Tempo Psicológico: É o tempo que transcorre numa ordem determinada pela vontade, pela memória ou pela imaginação do narrador ou personagem. É característico de enredo não linear, ou seja, do enredo em que os acontecimentos estão fora da ordem natural. 

Técnica de Flashback: é um recurso narrativo que consiste em voltar no tempo. Ocorre, por exemplo, quando uma personagem lembra um fato ou conta a outras personagens fatos que acrescentam informações ou esclarecem uma situação, um enigma, etc.
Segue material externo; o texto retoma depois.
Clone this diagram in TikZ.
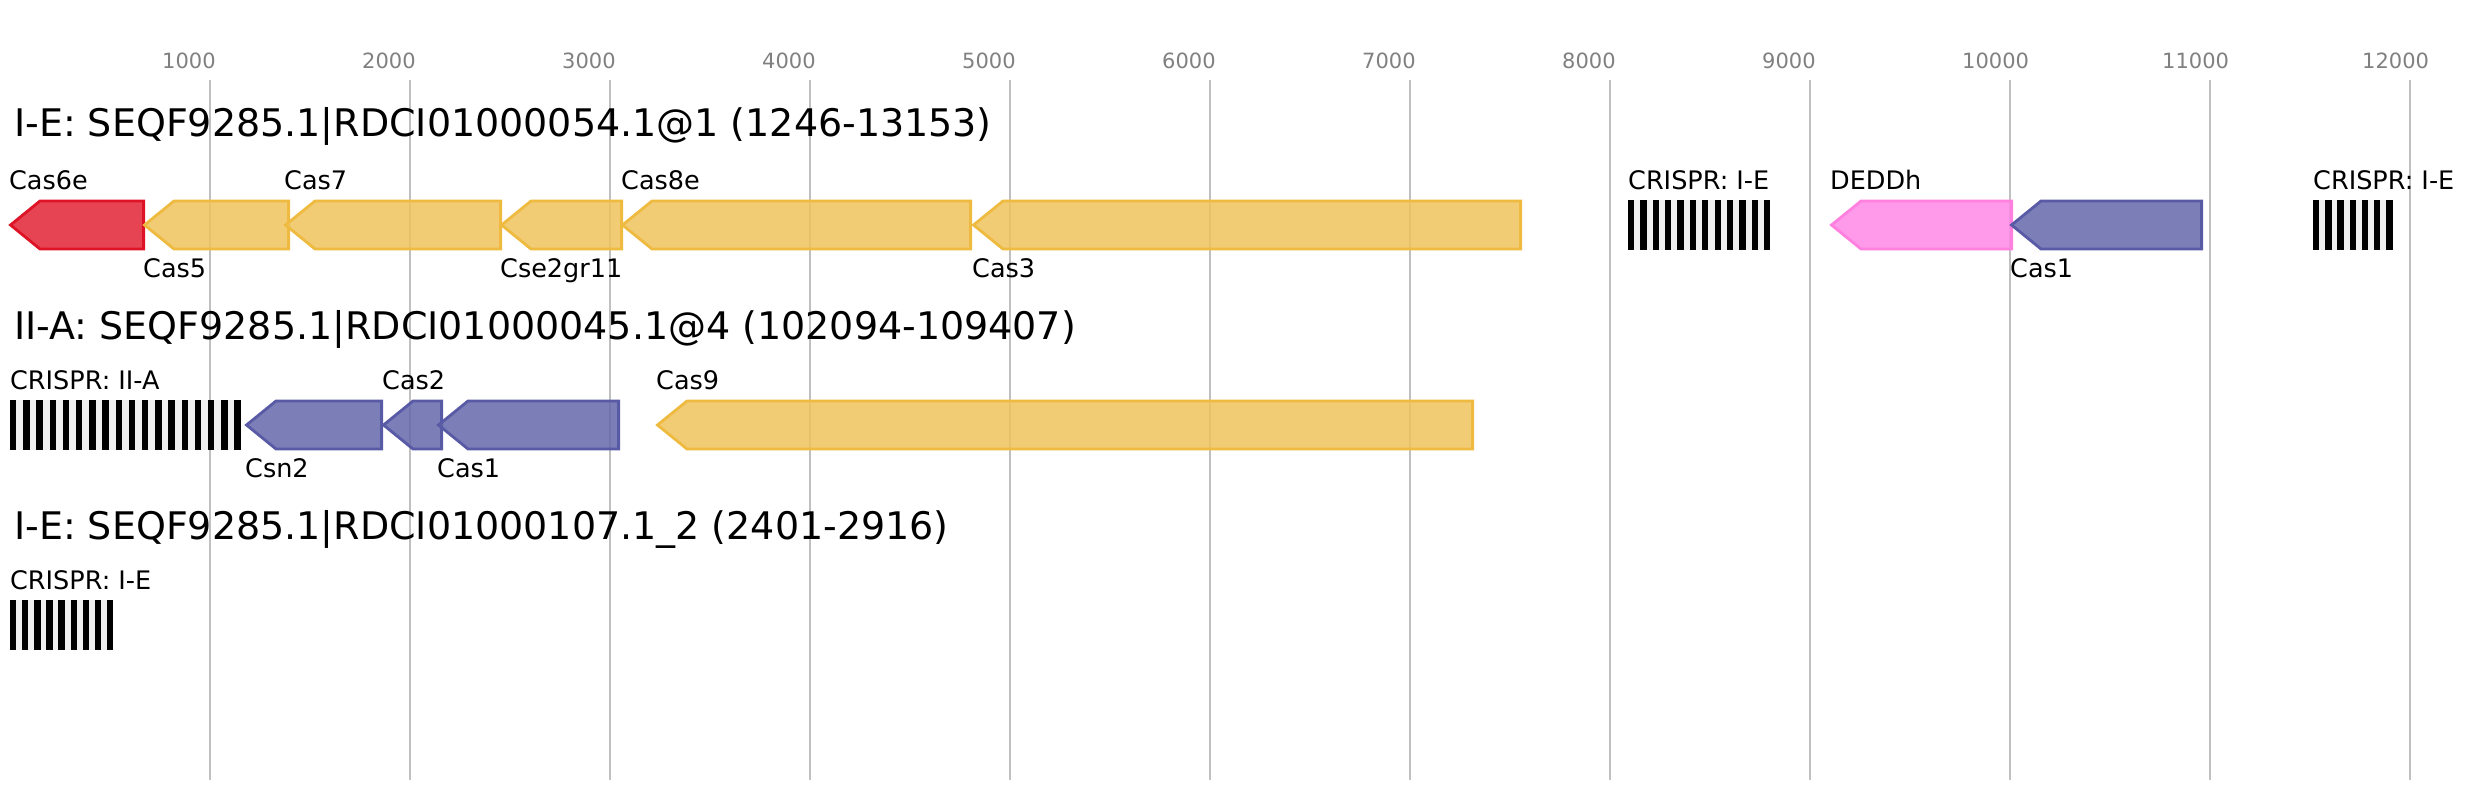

CARACTERIZAÇÃO DOS PERSONAGENS


O Personagem em sua narrativa usa objetos para lembrar-se de acontecimentos, ele vive isolado, distante. Cita a esposa, que também tem desânimo ao viver num casamento sem mais emoções.
“Ele” sente desejo de passar o fim de ano ao lado dela, sabendo que isso não ocorrerá, pela distância que há entre eles. Fala-se de flores, do jardim, onde depositava a última esperança em continuar com ela, no entanto como ele descreve no texto, o jardim não vingou. Então ele desiste dos pensamentos melancólicos e sinistros para com ela e vai embora, deixa-a sem argumentar os motivos pela separação contida ao viverem juntos.
O personagem vive amargurado, tem pensamentos até homicidas.


NARRADOR PERSONAGEM


Narra e conta a história, ele é o sujeito.


TEMÁTICA


           - Folclórica
           - Regional
           - Ambiental


CONCLUSÃO


O conto demonstra toda angústia e o desencanto da autora diante dos acontecimentos que marcam a realidade vivida. E nesse mundo que a autora vive uma sociedade que é pura depuração. Nota-se o pessimismo da autora diante da vida sem encanto, sem amores, sem esperanças, onde a única alternativa pode ser uma receita para anos bons, ou seja, o fim ao recomeço que promete vir cheio de previsões otimistas pra quem tem esperanças de dias melhores.